Oscar Wilde said it, but Napoleon said it first: "Never be unintentionally impolite." It's a good aphorism for a strange footnote in US-French diplomatic relations.
It started with a press report that French Foreign Minister Herve de Charette had snubbed his American counterpart, Warren Christopher, at NATO headquarters last week when he deliberately walked out of a luncheon toast in honor of the outgoing US secretary of state.
"An incredible display of petulant behavior," said an unnamed senior US official. "Inexcusably impolite," said a US senator in a formal protest to the French Embassy in Washington.
The story got the attention of French diplomats, who quickly assembled evidence to deny the charges. Exhibit A: a statement from NATO Secretary-General Javier Solana that there had been no toast to Mr. Christopher during the Dec. 10 lunch and, moreover, Mr. de Charette did not leave the room during the event.
Press reports of a French snub were "false and malicious," said Jacques Rummelhardt, a French foreign ministry spokesman. "The aim of those who peddled this information is clearly to harm Franco-American relations." In private, French diplomats said they doubted that the Americans had planted the story.
Day 2 of "toast-flap" produced a new round of charges and countercharges. US State Department spokesman Nicholas Burns praised The Washington Post story that first surfaced the snub. It was accurate in all but one respect: the snub occurred later in the day, he said, in a Dec. 12 briefing.
Now there could be no doubt, French officials concluded: The Americans were responsible for this story. Paris countered with Exhibit B: transcripts and a tape of a US press briefing that credited the French foreign minister with "a nice statement" in tribute to Secretary Christopher the day of the alleged snub. The "nice statement" remark had been edited out of the official US transcript, they noted.
"We haven't seen tactics like this since the days of the cold war with Stalin," said a high-ranking French official.

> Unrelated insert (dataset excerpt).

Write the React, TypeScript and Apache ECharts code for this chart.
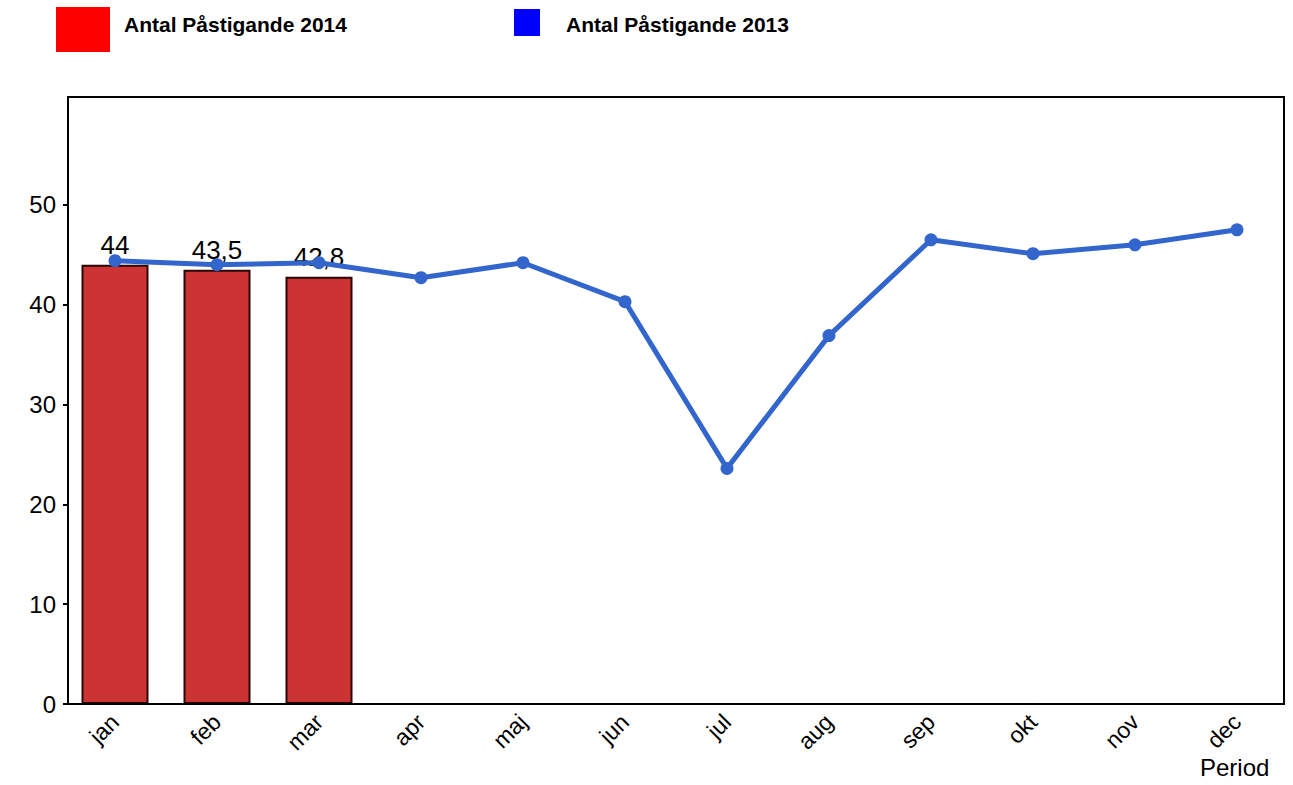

The reference to a "nice statement" from the French foreign minister was edited out of official transcripts because it was later found to be a mistake; the statement had never been made, explained US officials. French diplomats could not supply their own text of their minister's kind words or confirm that they had occurred.
Clearing the air
The alleged snub is a now a week old, and diplomats on both sides of the Atlantic now say they want to get the event behind them. But in the interest of those US senators and the reading public who followed this drama, a few points for the record:
*There was a tribute to the US secretary of state at the end of the NATO ministerial meeting last Tuesday, and the French foreign minister missed it.
*Mr. de Charette had a reason to walk out of the ministerial meeting when he did. He had been briefing journalists in another room, when an aide called him back into the main meeting to restate French objections to an important US proposal. "I'll be back in 20 minutes," he told journalists. He was, and during this second part of his press briefing, other delegations paid tribute to Christopher.

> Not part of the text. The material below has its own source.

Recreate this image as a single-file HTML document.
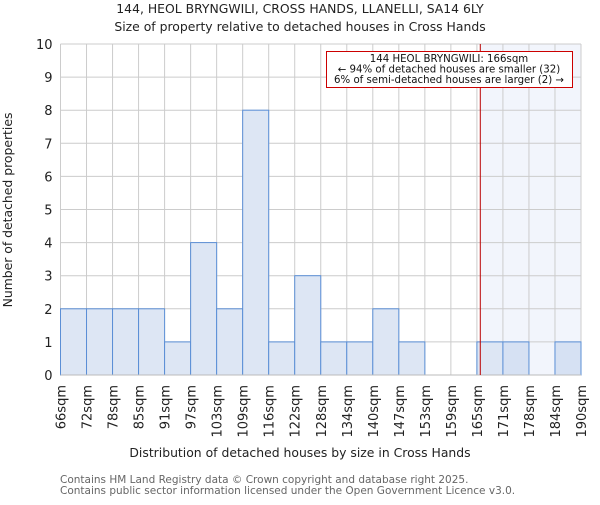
<!DOCTYPE html>
<html><head><meta charset="utf-8"><style>
body{margin:0;background:#fff;}
text{font-family:"DejaVu Sans","Liberation Sans",sans-serif;}
</style></head><body>
<svg id="chart" width="600" height="500" xmlns="http://www.w3.org/2000/svg">
<text x="300" y="13" font-size="12.4" text-anchor="middle" fill="#222">144, HEOL BRYNGWILI, CROSS HANDS, LLANELLI, SA14 6LY</text>
<text x="300" y="31" font-size="12.4" text-anchor="middle" fill="#222">Size of property relative to detached houses in Cross Hands</text>
<g id="plot"></g>
<text x="300" y="457" font-size="12.4" text-anchor="middle" fill="#222">Distribution of detached houses by size in Cross Hands</text>
<text x="12" y="210" font-size="12.4" text-anchor="middle" fill="#222" transform="rotate(-90 12 210)">Number of detached properties</text>
<text x="60" y="483" font-size="10.5" fill="#666">Contains HM Land Registry data © Crown copyright and database right 2025.</text>
<text x="60" y="494" font-size="10.5" fill="#666">Contains public sector information licensed under the Open Government Licence v3.0.</text>
</svg>
<script>
const binLabels=["66sqm","72sqm","78sqm","85sqm","91sqm","97sqm","103sqm","109sqm","116sqm","122sqm","128sqm","134sqm","140sqm","147sqm","153sqm","159sqm","165sqm","171sqm","178sqm","184sqm","190sqm"];
const counts=[2,2,2,2,1,4,2,8,1,3,1,1,2,1,0,0,1,1,0,1];
const yTicks=[0,1,2,3,4,5,6,7,8,9,10];
const markerBinPos=[16.13];
const NS="http://www.w3.org/2000/svg";
const L=60.5,R=581,T=44,B=375,yMax=10;
const bw=(R-L)/counts.length;
const xs=i=>L+i*bw;
const ys=v=>B-(v/yMax)*(B-T);
const g=document.getElementById('plot');
function mk(tag,at){const e=document.createElementNS(NS,tag);for(const k in at)e.setAttribute(k,at[k]);g.appendChild(e);return e;}
const mx=xs(markerBinPos[0]);
let e=mk('rect',{x:mx,y:T,width:R-mx,height:B-T,fill:'#f2f5fc'});


yTicks.forEach(t=>{
 let l=mk('line',{x1:L,x2:R,y1:ys(t),y2:ys(t),stroke:'#ccc','stroke-width':1});
 
 
 let tx=mk('text',{x:L-8,y:ys(t)+5,'font-size':13,'text-anchor':'end',fill:'#222'});
 tx.textContent=t;
 
 
});
binLabels.forEach((lb,i)=>{
 let l=mk('line',{x1:xs(i),x2:xs(i),y1:T,y2:B,stroke:'#ccc','stroke-width':1});
 
 
 let x=xs(i)+5,y=385;
 let tx=mk('text',{x:x,y:y,'font-size':13,'text-anchor':'end',fill:'#222',transform:`rotate(-90 ${x} ${y})`});
 tx.textContent=lb;
 
 
});
counts.forEach((c,i)=>{
 if(c<=0)return;
 let r=mk('rect',{x:xs(i),y:ys(c),width:bw,height:B-ys(c),fill:xs(i)>=mx?'#d6e1f3':'#dde6f4',stroke:'#5b8fd6','stroke-width':1});
 
 
});
let ax=mk('line',{x1:L,x2:R,y1:B,y2:B,stroke:'#bbb','stroke-width':1});


let ml=mk('line',{x1:mx,x2:mx,y1:T,y2:B,stroke:'#b00','stroke-width':1});


let box=mk('rect',{x:326.5,y:51.5,width:246,height:36,fill:'#fff',stroke:'#c00','stroke-width':1});


["144 HEOL BRYNGWILI: 166sqm","← 94% of detached houses are smaller (32)","6% of semi-detached houses are larger (2) →"].forEach((s,i)=>{
 let t=mk('text',{x:449,y:62+i*10.5,'font-size':10.2,'text-anchor':'middle',fill:'#111'});
 t.textContent=s;
 
 
});
</script>
</body></html>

*Did De Charette he know he would miss a tribute to his American colleague when he walked out of the meeting? The French say no: The official tribute had not been scheduled, and only a few delegations knew that it would occur. France was not one of them. The Americans say the tribute had already begun as De Charette left the room, hence it must have been a deliberate snub.
There are serious tensions in US-French relations, and last week's NATO meeting had more than its share of tense moments, especially over French demands that the US yield NATO's Southern Command to a European.

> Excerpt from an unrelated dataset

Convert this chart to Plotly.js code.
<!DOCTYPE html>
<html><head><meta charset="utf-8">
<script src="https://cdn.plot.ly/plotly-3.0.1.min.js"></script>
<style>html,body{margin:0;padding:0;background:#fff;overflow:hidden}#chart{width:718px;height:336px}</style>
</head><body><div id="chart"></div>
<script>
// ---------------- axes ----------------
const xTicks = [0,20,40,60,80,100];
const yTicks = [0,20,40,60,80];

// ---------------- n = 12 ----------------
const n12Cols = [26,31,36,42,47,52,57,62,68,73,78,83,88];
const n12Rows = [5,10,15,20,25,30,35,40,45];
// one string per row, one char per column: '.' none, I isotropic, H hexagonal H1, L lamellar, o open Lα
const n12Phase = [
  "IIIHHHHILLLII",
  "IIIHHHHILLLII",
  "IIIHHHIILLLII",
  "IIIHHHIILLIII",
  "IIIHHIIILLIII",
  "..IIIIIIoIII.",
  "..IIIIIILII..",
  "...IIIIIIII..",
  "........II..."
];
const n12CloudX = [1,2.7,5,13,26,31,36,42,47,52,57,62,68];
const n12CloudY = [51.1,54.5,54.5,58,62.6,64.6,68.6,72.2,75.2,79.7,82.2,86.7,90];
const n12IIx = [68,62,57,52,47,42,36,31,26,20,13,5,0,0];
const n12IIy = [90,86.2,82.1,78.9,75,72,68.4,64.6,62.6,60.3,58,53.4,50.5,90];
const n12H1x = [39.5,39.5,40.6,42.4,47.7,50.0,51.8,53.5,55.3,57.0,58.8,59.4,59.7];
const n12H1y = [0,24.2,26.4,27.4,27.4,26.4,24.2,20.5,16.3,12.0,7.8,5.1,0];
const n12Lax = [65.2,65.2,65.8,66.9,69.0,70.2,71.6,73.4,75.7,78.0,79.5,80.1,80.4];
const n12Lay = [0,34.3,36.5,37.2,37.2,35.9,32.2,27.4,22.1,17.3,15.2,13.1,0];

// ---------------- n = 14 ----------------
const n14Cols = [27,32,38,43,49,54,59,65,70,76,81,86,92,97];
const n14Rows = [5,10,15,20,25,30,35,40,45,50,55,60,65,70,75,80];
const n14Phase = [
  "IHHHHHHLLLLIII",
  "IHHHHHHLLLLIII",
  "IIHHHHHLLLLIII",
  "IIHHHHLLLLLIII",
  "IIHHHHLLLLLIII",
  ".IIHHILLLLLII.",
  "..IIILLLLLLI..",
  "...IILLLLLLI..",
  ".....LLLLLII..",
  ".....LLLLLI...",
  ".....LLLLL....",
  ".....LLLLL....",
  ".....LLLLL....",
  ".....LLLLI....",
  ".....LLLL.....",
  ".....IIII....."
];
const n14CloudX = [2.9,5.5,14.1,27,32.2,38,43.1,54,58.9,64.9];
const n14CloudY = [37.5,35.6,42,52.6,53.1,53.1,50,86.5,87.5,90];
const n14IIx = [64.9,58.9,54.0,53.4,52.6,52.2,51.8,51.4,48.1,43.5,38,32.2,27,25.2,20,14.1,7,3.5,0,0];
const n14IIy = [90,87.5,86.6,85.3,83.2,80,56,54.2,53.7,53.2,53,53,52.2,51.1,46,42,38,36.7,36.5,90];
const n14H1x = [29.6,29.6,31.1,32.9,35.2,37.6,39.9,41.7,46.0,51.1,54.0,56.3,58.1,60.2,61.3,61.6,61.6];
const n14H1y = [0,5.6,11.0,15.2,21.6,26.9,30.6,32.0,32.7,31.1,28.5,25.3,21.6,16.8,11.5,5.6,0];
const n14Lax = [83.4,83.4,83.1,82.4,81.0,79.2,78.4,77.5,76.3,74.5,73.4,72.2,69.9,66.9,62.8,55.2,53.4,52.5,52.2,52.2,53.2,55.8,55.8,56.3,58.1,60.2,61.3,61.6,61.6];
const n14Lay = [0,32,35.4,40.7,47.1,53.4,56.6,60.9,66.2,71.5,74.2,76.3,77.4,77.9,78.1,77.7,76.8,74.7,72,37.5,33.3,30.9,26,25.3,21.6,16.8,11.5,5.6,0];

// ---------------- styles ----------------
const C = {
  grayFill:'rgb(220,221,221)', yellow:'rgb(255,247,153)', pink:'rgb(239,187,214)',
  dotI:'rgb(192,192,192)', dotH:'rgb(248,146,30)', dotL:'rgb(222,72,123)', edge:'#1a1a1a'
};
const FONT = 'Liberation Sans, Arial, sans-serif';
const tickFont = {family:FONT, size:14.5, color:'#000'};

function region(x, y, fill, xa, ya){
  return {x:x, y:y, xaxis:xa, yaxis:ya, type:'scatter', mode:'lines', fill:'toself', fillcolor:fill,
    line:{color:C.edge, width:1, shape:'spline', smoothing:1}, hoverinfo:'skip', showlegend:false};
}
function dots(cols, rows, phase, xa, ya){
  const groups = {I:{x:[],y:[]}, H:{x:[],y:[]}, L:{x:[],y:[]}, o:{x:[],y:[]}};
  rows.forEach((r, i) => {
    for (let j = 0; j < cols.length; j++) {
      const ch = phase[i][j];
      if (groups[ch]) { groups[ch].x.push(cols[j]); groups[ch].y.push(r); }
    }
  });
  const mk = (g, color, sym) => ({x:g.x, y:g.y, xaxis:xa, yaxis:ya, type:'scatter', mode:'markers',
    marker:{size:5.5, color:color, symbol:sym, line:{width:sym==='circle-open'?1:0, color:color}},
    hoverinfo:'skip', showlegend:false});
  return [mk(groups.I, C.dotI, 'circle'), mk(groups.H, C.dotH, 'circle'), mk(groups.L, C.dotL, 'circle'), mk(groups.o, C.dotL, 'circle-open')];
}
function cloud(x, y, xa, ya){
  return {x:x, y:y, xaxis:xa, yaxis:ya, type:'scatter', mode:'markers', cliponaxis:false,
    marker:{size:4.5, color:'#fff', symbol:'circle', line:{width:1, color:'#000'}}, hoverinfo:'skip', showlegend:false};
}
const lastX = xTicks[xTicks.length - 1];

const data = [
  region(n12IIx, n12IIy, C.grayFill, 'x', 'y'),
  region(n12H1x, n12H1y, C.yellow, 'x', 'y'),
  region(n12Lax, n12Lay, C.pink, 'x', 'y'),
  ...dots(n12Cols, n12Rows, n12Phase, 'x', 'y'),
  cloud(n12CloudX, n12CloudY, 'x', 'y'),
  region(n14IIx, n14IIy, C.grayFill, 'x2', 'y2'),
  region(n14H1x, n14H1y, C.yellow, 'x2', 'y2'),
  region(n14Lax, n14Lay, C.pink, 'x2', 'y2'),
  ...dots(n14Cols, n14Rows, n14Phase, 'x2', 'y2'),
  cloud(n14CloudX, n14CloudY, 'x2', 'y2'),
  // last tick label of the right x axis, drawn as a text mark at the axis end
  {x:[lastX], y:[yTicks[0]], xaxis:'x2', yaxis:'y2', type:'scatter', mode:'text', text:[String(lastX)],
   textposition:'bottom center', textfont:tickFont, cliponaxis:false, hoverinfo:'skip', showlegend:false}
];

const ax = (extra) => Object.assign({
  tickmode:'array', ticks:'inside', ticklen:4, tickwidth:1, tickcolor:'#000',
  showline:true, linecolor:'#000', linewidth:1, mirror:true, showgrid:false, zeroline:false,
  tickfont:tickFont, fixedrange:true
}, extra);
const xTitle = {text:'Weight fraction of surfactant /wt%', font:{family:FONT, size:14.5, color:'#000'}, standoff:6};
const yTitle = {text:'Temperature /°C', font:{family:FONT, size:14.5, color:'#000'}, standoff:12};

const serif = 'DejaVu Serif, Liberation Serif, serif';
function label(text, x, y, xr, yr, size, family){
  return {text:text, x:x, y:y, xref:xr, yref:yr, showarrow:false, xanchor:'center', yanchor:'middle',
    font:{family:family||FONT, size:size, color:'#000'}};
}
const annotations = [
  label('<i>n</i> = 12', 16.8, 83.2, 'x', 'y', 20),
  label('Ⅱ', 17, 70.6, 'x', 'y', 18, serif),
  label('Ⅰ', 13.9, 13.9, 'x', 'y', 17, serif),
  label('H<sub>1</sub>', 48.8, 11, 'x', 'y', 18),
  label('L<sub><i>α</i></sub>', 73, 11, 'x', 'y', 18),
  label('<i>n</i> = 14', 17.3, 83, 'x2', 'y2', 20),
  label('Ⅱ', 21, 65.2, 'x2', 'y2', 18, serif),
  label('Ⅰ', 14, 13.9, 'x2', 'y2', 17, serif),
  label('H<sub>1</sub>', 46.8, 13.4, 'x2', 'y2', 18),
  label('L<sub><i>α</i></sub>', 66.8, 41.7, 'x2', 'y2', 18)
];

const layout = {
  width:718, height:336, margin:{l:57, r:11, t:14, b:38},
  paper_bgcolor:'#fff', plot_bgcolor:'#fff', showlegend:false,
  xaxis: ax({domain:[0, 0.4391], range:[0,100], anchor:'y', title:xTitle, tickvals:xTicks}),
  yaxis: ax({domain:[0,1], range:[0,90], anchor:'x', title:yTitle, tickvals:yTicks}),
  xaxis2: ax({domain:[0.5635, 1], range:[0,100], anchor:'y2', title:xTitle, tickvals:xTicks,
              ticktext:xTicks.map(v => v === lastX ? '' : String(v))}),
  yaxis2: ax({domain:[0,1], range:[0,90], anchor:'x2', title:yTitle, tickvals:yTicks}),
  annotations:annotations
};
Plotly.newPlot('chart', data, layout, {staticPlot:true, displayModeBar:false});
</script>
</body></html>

"There are lots of issues between France and the United States, but the most important is the Southern Command. Solve that, and the others will fall into place," said French government spokesman Katherine Colonna.
French diplomats also fear that the US aims to replace France as a dominant influence in Africa, and to squeeze France out of a role in the Mideast peace process.
These tensions are exacerbated by tough challenges at home for ruling conservatives in France. Unemployment is inching toward 13 percent, and public approval for a president who won election in 1995 on a pledge to increase jobs is at a record low. In such a climate, national image abroad counts.
The international power that appears to be challenging France's role is the United States, and French diplomats clearly resent it. You can see it in small things: For example, French diplomats often give public accounts of how the Bosnian conflict was resolved without ever mentioning the Dayton accords or the US role in achieving them. Instead, they refer to the "peace accords signed in Paris."
It's the little things
Toasts are also about counting in the world. Without civility and respect in little things, it's harder to solve the big things. De Charette missed one in NATO last week, and there is at least a reasonable doubt as to why.
But, for the record, here's a statement the French foreign minister did make about his American counterpart at a press briefing in Brussels on Dec. 6: "I have worked nearly 19 months with Warren Christopher. He's a very precise man, very determined, with a remarkable grasp of the issues. It's very good to work with partners like that, and I have fond memories of conversations with Warren Christopher. I greatly admire his talent and his professionalism, as well as his personal qualities. I wish him much success in his future endeavors."
It would have made a nice toast at NATO headquarters four days later.